Mass Culture Workshop, May 3: Darshana Sreedhar Mini, “The Miracles of Malikappuram”

Dear all,

Please join us for next week’s Mass Culture Workshop with Darshana Sreedhar Mini, on Friday, May 3! The workshop will be followed by a catered lunch. Details below. In addition to the Mass Culture Workshop, Darshana will be presenting her work as part of the Southern Asia Seminar on Thursday, May 2.

There is no pre-circulated paper.

Your 2023–24 Mass Cult coordinators,

Joel and Hugo


The Miracles of Malikappuram: Soft-Hindutva and the Myth-making Industry in Kerala

Darshana Sreedhar Mini, Assistant Professor, Communication Arts, University of Wisconsin-Madison


May 3, 2024, 11 AM–12:30 PM, in Cobb 311

Presented in partnership with the Southern Asia Seminar


Followed by a catered lunch, 12:30 PM–1:30 PM, in Cobb 310

Co-sponsored by the Department of Cinema and Media Studies


In September 2018, the Supreme Court of India struck down the prohibition on women of menstruating age to enter the Hindu religious site of Sabarimala in Kerala. While the verdict was met with enthusiasm in feminist and progressive circles, it also provided the Bharatiya Janata Party (BJP)—the right-wing party in power at the national level—and other radical Hindu right wing (Hindutva) groups the opportunity to organize in the state of Kerala (ruled by a left-wing government) by fusing religious doctrine and media forms. Using the case study of the film Malikappuram (Dir. Vishnu Shanker, 2022), set in the backdrop of Sabarimala, my paper explores how the film interpellates devotees within an ideological matrix by inviting them to partake in the theatrical viewing of the film as a collective performance of religiosity. The participatory nature of the exhibition of Malikappuram included chanting religious hymns in the cinema-halls by spectators who doubled up as devotees, and well as tie-up with Hindutva groups like the Rashtriya Swayam Sevak Sangh (RSS) to facilitate theatrical screenings for women of menstruating age. Drawing from an ethnography conducted among right-wing idealogues, devotees and a cross-section of respondents from left and center-left political ideologies who watched Malikappuram, this paper tracks the varied spectatorial identifications made possible through crafting religious texts with narrative anchor points that simulate darshanic subtexts. Further, the paper interrogates how the filmmakers deflect allegations that the film is a right-wing film production, by couching its narrative and publicity strategies within a discourse of soft-Hindutva, with religious tradition as the front for a deeper ideological agenda. 

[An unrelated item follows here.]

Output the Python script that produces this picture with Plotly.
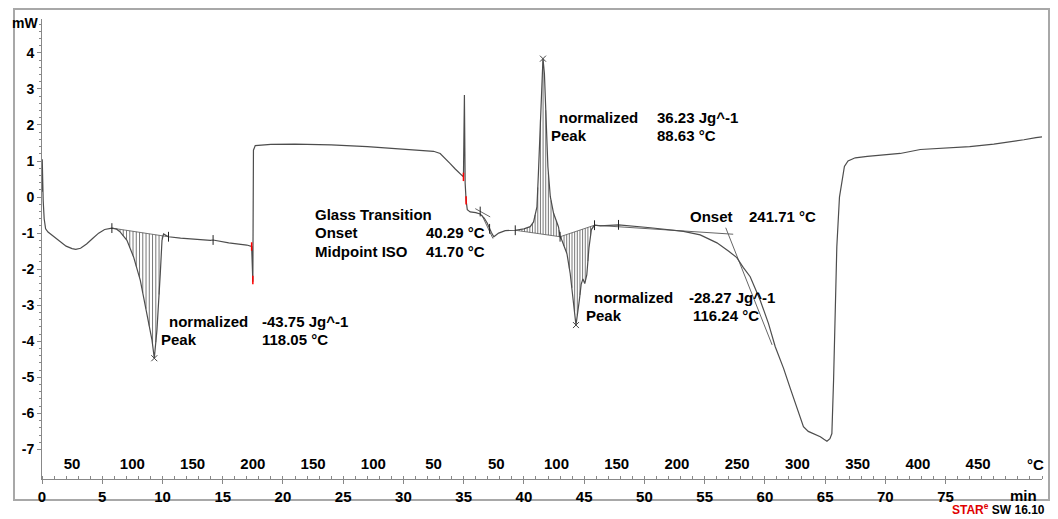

Darshana Sreedhar Mini is an Assistant Professor at the Department of Communication Arts, UW-Madison. She is the author of Rated A: Soft-Porn Cinema and Mediations of Desire in India forthcoming from University of California Press. She is also the co-editor of “South Asian Pornographies: Vernacular Formations of the Permissible and the Obscene” published in Porn Studies in 2020.